I love the views and the wildlife interactions that I get
right outside my own front door. Watching the trees turn color this week in the
front was just one more reminder of how important it is to me to put the plants
I love where I can see them the most.
This week's view: Viburnum prunifolium (purple) with the orange foliage of serviceberry (Amelanchier) |
I've written before about considering that your front yard can be every much a part of your habitat garden. You can read that post here. For me, the front yard is the part of my yard that I see the most. My back yard is entirely natural and feels like you just wandered into a woodland, so I use my front yard to create organized beds of native perennials and shrubs.

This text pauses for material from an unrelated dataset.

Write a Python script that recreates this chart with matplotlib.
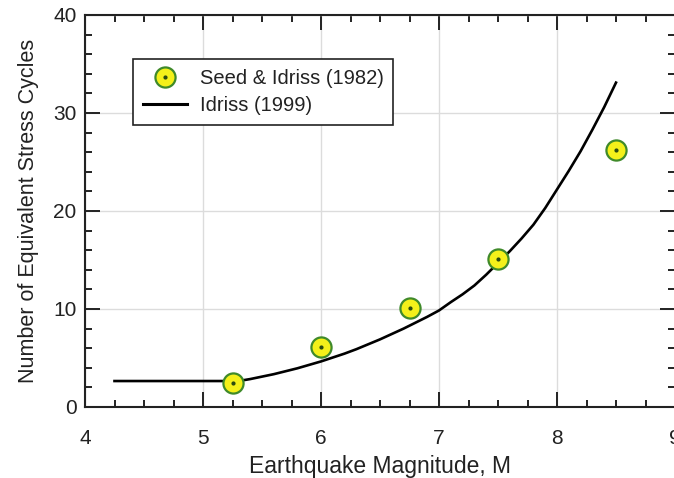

My birdbath and hummingbird
feeders are in the front and I pop out daily to check on them. I use the
driveway as an informal potting area, walk along the sidewalk to get the mail,
and often go out to check on what’s blooming and what bugs are using the plants.
In the spring, shrubs like native
azaleas, viburnums, mountain laurel, blueberries, and serviceberry bloom above
the coreopsis, columbine, penstemon, bluebells, trillium, and pussytoes.
A butterfly on the azalea on the front corner of the house |
In the summer, I have St. Johns
wort, summersweet, pagoda dogwood, sundrops, spiderwort, coneflower, black-eyed
Susan, milkweed, hibiscus, partridge pea, cardinal flower, and mountain mint. It is a joy to watch both adults and juveniles enjoy the plants.
Cloudless sulphur on partridge pea |
Cloudless sulphur on cardinal flower |
In the fall, the asters run wild while sunflowers, turtlehead, boneset, and blue mistflower rise above them. Every moment out my front door is a joy to me. Make your front yard one of your happy spots too!
The bumblebees adore the fall asters |
That's where my habitat started. We also built a screened porch out front. We are in the middle of nature every day.